Reproduce nothing except the lines between the line with "Write the Plotly code for this chart." and the line with "zero_pos = (0 - Y_MIN) / (Y_MAX - Y_MIN)", both ends included, and please leave out pictures.

RAW DATA:
_ _ _ _ _ _ _
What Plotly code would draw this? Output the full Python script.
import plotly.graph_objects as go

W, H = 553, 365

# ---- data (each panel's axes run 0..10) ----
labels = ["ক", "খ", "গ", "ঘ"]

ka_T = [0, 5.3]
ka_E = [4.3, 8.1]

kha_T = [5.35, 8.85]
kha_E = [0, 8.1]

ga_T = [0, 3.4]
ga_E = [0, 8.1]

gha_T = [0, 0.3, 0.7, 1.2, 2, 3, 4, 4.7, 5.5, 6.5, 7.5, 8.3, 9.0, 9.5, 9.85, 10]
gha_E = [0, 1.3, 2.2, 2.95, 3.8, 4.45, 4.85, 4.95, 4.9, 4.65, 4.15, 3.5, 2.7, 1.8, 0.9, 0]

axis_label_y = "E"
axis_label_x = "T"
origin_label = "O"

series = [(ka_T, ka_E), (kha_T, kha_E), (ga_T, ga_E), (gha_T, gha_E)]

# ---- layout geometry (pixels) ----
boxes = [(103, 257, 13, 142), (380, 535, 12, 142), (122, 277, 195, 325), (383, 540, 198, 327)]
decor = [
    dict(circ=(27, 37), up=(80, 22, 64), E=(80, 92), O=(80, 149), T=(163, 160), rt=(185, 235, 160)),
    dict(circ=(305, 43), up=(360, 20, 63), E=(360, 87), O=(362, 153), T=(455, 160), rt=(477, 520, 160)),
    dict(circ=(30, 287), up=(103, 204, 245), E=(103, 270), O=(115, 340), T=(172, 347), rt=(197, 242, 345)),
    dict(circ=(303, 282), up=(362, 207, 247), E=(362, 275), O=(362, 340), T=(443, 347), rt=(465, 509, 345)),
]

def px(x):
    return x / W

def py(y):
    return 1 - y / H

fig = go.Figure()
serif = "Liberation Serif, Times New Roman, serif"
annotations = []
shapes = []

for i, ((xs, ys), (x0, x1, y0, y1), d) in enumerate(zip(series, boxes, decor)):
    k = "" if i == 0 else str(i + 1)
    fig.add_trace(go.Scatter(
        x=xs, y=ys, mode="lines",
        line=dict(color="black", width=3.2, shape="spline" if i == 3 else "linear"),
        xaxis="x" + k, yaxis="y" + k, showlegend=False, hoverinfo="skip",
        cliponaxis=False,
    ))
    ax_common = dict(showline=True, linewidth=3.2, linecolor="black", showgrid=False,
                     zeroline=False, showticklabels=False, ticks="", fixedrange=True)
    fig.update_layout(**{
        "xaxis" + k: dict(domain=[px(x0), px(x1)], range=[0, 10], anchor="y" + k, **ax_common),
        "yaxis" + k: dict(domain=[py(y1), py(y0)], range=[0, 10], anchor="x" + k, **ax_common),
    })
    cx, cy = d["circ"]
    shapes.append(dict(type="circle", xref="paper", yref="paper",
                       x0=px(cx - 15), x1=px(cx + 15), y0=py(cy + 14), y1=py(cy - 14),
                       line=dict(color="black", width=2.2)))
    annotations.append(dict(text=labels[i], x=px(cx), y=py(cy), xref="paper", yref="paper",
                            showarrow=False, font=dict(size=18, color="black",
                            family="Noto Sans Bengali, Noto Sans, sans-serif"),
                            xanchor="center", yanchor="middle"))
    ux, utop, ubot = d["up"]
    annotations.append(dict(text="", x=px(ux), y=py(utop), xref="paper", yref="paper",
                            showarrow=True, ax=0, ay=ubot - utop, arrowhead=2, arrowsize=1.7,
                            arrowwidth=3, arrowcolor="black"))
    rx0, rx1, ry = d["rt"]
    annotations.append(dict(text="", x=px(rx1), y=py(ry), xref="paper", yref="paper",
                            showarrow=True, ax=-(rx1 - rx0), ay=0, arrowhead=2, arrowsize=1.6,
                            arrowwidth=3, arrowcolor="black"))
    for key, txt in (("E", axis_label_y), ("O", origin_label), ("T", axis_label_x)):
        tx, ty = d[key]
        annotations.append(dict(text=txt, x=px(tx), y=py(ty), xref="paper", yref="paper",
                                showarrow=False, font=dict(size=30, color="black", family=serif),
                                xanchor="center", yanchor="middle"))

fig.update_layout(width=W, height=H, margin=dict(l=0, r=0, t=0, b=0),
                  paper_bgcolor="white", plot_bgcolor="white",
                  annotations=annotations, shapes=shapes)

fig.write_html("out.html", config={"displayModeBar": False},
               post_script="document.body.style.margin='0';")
_ _ _ _ _ _ _
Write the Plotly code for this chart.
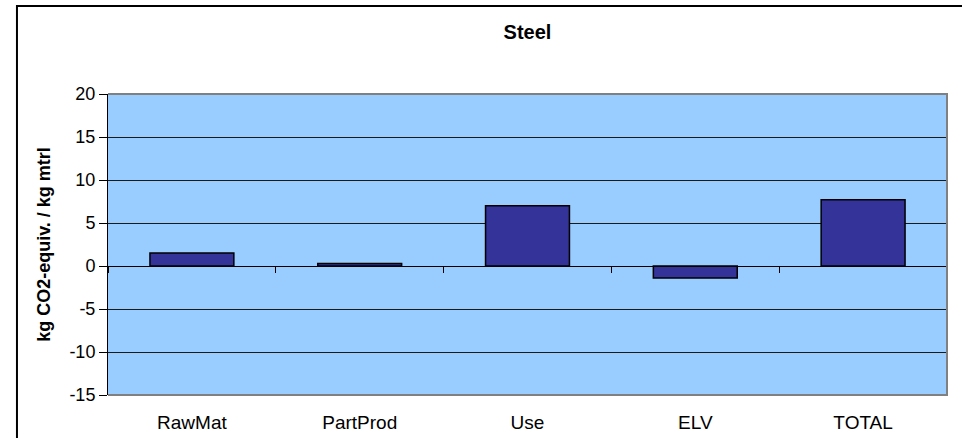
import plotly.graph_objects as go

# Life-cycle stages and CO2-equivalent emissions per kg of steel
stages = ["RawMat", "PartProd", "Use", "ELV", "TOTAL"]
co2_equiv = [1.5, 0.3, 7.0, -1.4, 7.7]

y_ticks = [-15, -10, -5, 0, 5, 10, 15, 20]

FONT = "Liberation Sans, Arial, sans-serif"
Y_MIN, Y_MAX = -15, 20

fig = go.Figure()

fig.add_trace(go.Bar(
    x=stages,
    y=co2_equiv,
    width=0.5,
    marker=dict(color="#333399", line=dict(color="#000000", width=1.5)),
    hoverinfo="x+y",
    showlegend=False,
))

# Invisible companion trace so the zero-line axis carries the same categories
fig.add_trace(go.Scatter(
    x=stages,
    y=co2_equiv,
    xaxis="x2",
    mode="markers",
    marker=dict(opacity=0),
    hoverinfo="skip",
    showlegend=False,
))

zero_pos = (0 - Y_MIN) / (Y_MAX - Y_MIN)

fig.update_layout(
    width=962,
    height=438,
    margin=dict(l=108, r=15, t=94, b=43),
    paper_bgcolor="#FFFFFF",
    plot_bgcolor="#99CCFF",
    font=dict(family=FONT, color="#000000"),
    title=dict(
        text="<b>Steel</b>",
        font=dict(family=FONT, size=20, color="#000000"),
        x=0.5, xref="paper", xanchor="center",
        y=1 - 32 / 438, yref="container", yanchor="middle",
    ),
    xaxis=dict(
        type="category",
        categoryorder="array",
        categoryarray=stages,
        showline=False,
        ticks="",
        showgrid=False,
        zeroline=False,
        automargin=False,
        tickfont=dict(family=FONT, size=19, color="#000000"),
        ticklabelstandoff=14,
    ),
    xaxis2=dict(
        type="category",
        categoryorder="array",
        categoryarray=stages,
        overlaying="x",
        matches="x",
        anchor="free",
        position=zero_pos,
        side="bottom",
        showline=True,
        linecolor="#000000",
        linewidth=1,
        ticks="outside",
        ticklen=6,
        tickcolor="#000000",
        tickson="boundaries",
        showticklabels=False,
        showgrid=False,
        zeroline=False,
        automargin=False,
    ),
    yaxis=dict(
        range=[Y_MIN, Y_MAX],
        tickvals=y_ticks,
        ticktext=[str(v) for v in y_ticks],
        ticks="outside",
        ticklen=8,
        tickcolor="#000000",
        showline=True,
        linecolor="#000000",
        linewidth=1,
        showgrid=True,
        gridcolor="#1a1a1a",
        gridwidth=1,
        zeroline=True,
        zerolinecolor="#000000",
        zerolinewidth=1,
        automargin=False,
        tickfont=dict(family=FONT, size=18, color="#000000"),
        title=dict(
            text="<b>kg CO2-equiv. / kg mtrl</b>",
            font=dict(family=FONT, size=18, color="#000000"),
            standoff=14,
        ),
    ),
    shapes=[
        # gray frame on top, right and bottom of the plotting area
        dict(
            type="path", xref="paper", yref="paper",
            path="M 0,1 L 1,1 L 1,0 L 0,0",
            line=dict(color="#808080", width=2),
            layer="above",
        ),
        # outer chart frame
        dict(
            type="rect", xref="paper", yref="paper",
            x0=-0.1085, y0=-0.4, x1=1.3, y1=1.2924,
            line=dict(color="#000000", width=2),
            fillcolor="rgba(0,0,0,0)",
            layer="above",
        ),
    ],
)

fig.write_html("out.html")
_ _ _ _ _ _ _
SOLUTION FOR THIS PROBLEM:
Write the Plotly code for this chart.
import plotly.graph_objects as go

# Life-cycle stages and CO2-equivalent emissions per kg of steel
stages = ["RawMat", "PartProd", "Use", "ELV", "TOTAL"]
co2_equiv = [1.5, 0.3, 7.0, -1.4, 7.7]

y_ticks = [-15, -10, -5, 0, 5, 10, 15, 20]

FONT = "Liberation Sans, Arial, sans-serif"
Y_MIN, Y_MAX = -15, 20

fig = go.Figure()

fig.add_trace(go.Bar(
    x=stages,
    y=co2_equiv,
    width=0.5,
    marker=dict(color="#333399", line=dict(color="#000000", width=1.5)),
    hoverinfo="x+y",
    showlegend=False,
))

# Invisible companion trace so the zero-line axis carries the same categories
fig.add_trace(go.Scatter(
    x=stages,
    y=co2_equiv,
    xaxis="x2",
    mode="markers",
    marker=dict(opacity=0),
    hoverinfo="skip",
    showlegend=False,
))

zero_pos = (0 - Y_MIN) / (Y_MAX - Y_MIN)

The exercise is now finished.